Emeritus Bishops Adriano Caprioli
Giovanni Paolo Gibertini, O.S.B.
Website
reggioemilia.chiesacattolica.it
Co-cathedral in Guastalla

The Diocese of Reggio Emilia-Guastalla is a Roman Catholic ecclesiastical territory in Emilia-Romagna, Italy. It has existed in its current form since 1986. In that year the historical Diocese of Reggio Emilia was united with the Diocese of Guastalla. The diocese is a suffragan of the Archdiocese of Modena-Nonantola.[1]

History[edit]

In the Capitulary of Quierzy, Reggio was included among the towns which Pepin had in mind for the Donation of Pepin, but it came into possession of the Papal States only later, and for a short time. After the death of Countess Matilda (1165) the popes claimed the town as a part of her inheritance, while the emperors claimed the same as a fief of the Holy Roman Empire.

Reggio accepted the vicars of Emperor Henry VII and Louis the Bavarian, and was subject to the pope under Cardinal Bertrand du Poyet (1322). Later (1331), John of Bohemia, who recognized the suzerainty of the pope over Reggio as well as over Parma and Modena, was made lord of the city, but sold it to the Fogliani, from whom it passed to the Gonzaga of Mantua (1335), who sold it to Galeazzo II Visconti of Milan. In 1409 it returned again to the House of Este of the line of Modena, until 1859. The popes, however, always claimed to be its suzerains. After the Ferrara War, Reggio spontaneously submitted to Pope Julius II (1512–15). By the Peace of Barcelona (1529), Emperor Charles V bound himself to give back Reggio to the popes, but he did not do so.

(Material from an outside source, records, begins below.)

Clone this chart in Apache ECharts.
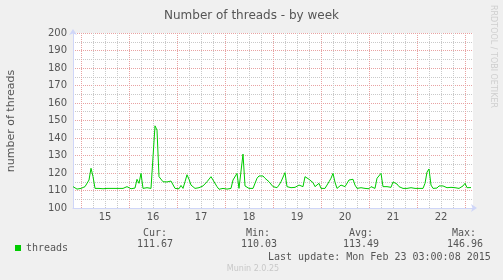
<!DOCTYPE html>
<html><head><meta charset="utf-8">
<script src="https://cdn.jsdelivr.net/npm/echarts@6/dist/echarts.min.js"></script>
<style>html,body{margin:0;padding:0;background:#F0F0F0}#c{width:503px;height:280px}</style>
</head><body><div id="c"></div>
<script>
// hours relative to Feb 15 00:00, one category per hour (Feb 14 20:00 .. Feb 23 04:00)
const firstHour = -4, lastHour = 196;
const categories = [];
for (let h = firstHour; h <= lastHour; h++) categories.push(h);
const dayLabels = ['15','16','17','18','19','20','21','22'];

const threads = [
112.2,111.6,110.8,111.4,111.2,112.2,112.2,112.6,116.0,122.7,
118.0,111.2,111.0,111.2,111.4,111.0,111.2,111.2,110.8,111.2,
111.4,111.2,111.0,111.2,111.6,111.2,111.0,112.2,111.2,111.0,
111.2,111.4,116.4,114.1,119.8,111.2,111.2,111.6,111.0,111.2,
112.0,146.96,144.5,117.9,117.0,115.0,115.6,114.9,115.0,115.4,
114.9,111.2,110.8,111.0,112.9,111.2,115.0,119.0,116.4,113.1,
112.2,111.2,112.2,111.6,112.2,112.6,113.1,115.0,116.0,117.9,
116.0,115.0,112.2,110.7,111.6,111.2,112.2,110.8,111.6,111.2,
116.0,115.0,119.8,111.2,110.3,130.8,112.6,112.2,111.2,112.2,
111.2,112.2,117.0,118.3,118.9,118.3,117.0,116.4,115.0,114.1,
112.2,111.2,111.6,113.1,115.0,114.1,120.2,112.2,111.2,111.6,
111.2,111.8,111.2,113.1,112.6,112.2,117.9,117.0,116.4,116.4,
114.5,112.2,111.2,114.1,111.2,112.2,111.2,112.2,115.0,117.0,
119.8,114.7,111.2,111.0,113.1,112.6,112.2,113.1,116.0,114.9,
116.4,113.1,111.2,112.2,111.6,112.2,111.2,111.2,111.0,112.2,
111.2,111.2,117.0,116.0,119.8,112.2,111.2,112.2,111.2,111.8,
114.9,114.1,113.7,112.2,111.2,111.2,111.4,111.2,111.2,111.6,
111.2,111.2,111.4,111.2,111.6,111.2,114.1,120.5,122.3,113.1,
111.2,111.2,111.4,112.6,111.6,112.6,112.9,111.6,112.6,111.8,
111.2,111.6,111.6,111.2,111.8,112.6,114.1,111.6,111.2,111.67
];

const statLabels = ['Cur:', 'Min:', 'Avg:', 'Max:'];
const statValues = ['111.67', '110.03', '113.49', '146.96'];
const seriesName = 'threads';
const titleText = 'Number of threads - by week';
const yName = 'number of threads';
const lastUpdate = 'Last update: Mon Feb 23 03:00:08 2015';
const footer = 'Munin 2.0.25';
const sideText = 'RRDTOOL / TOBI OETIKER';

const RED = '#e8a2a2', GRAY = '#c9c9c9', AXIS = '#CFD6F8', TXT = '#555';
const mono = 'DejaVu Sans Mono', sans = 'DejaVu Sans';

const chart = echarts.init(document.getElementById('c'), null, {renderer: 'canvas'});

const statX = [143, 246, 349, 452];
const valX = [137, 241, 343, 447];
const graphics = [
  {type:'text', x:11, y:121, rotation:Math.PI/2, style:{text:yName, fill:TXT, font:'11px "DejaVu Sans"', align:'center', verticalAlign:'middle'}},
  {type:'text', x:493, y:5, rotation:-Math.PI/2, style:{text:sideText, fill:'#cfcfcf', font:'8px "DejaVu Sans"', align:'left', verticalAlign:'middle'}},
  {type:'text', x:268, y:257, style:{text:lastUpdate, fill:TXT, font:'10px "DejaVu Sans Mono"', align:'left', verticalAlign:'middle'}},
  {type:'text', x:253, y:269, style:{text:footer, fill:'#c8c8c8', font:'8px "DejaVu Sans"', align:'center', verticalAlign:'middle'}}
];
statLabels.forEach((s, k) => {
  graphics.push({type:'text', x:statX[k], y:233, style:{text:s, fill:TXT, font:'10px "DejaVu Sans Mono"', align:'left', verticalAlign:'middle'}});
  graphics.push({type:'text', x:valX[k], y:244.5, style:{text:statValues[k], fill:TXT, font:'10px "DejaVu Sans Mono"', align:'left', verticalAlign:'middle'}});
});

chart.setOption({
  backgroundColor: '#F0F0F0',
  animation: false,
  title: {text: titleText, left: 'center', top: 5, textStyle: {fontSize: 12, fontWeight: 'normal', color: TXT, fontFamily: sans}},
  legend: {data:[seriesName], left: 10, top: 238, icon: 'rect', itemWidth: 6, itemHeight: 6, itemGap: 5,
    textStyle: {fontFamily: mono, fontSize: 10, color: TXT}},
  grid: {left: 73, top: 33, width: 400, height: 175, show: true, backgroundColor: '#fff', borderWidth: 0},
  xAxis: {
    type: 'category', data: categories, boundaryGap: false,
    axisLine: {show: true, lineStyle: {color: AXIS, width: 1}, symbol: ['none','arrow'], symbolSize: [6, 6], symbolOffset: [0, 4]},
    axisTick: {show: false},
    axisLabel: {
      interval: (i, v) => { const h = Number(v); return h >= 12 && (h - 12) % 24 === 0; },
      formatter: v => dayLabels[(Number(v) - 12) / 24] || '',
      fontFamily: sans, fontSize: 10, color: TXT, margin: 4
    },
    splitLine: {
      show: true,
      interval: (i, v) => { const h = Number(v); return h >= 0 && h % 6 === 0 && h < lastHour; },
      lineStyle: {color: [RED, GRAY, GRAY, GRAY], type: [1, 1], width: 1}
    }
  },
  yAxis: {
    type: 'value', min: 100, max: 200, interval: 5,
    axisLine: {show: true, lineStyle: {color: AXIS, width: 1}, symbol: ['none','arrow'], symbolSize: [6, 6], symbolOffset: [0, 4]},
    axisTick: {show: false},
    axisLabel: {formatter: v => (v % 10 === 0 ? String(v) : ''), fontFamily: sans, fontSize: 10, color: TXT, margin: 6},
    splitLine: {show: true, lineStyle: {color: [RED, GRAY], type: [1, 1], width: 1}}
  },
  series: [{
    name: seriesName, type: 'line', data: threads, showSymbol: false, symbol: 'none',
    itemStyle: {color: '#00CC00'}, lineStyle: {color: '#00CC00', width: 1}, z: 5
  }],
  graphic: graphics
});
</script>
</body></html>
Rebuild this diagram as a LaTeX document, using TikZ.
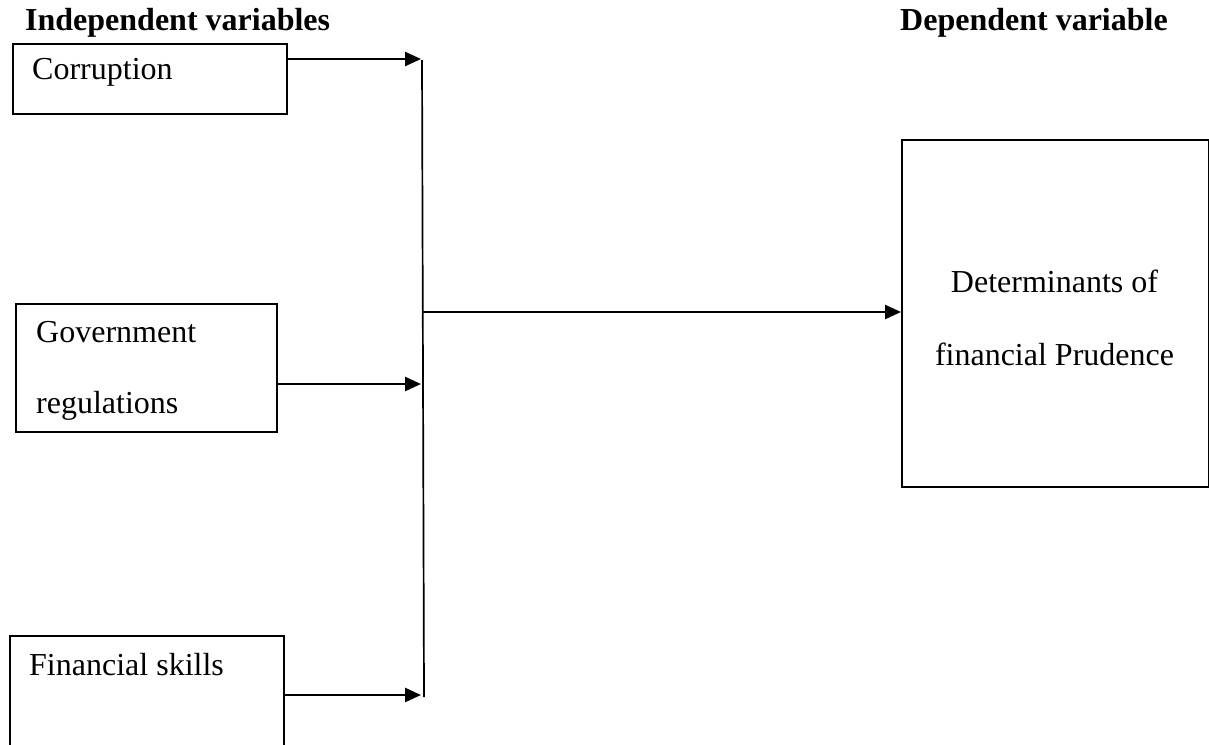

A local legend makes the first bishop of Reggio Saint Protasius, a disciple of Saint Apollinaris. Admitting his existence, also five or six historical bishops, predecessors of Faventius in 451, it would seem that the episcopal see dates from the first half of the 4th century. Saint Prosper was the successor of Faventius; he died between 461 and 467.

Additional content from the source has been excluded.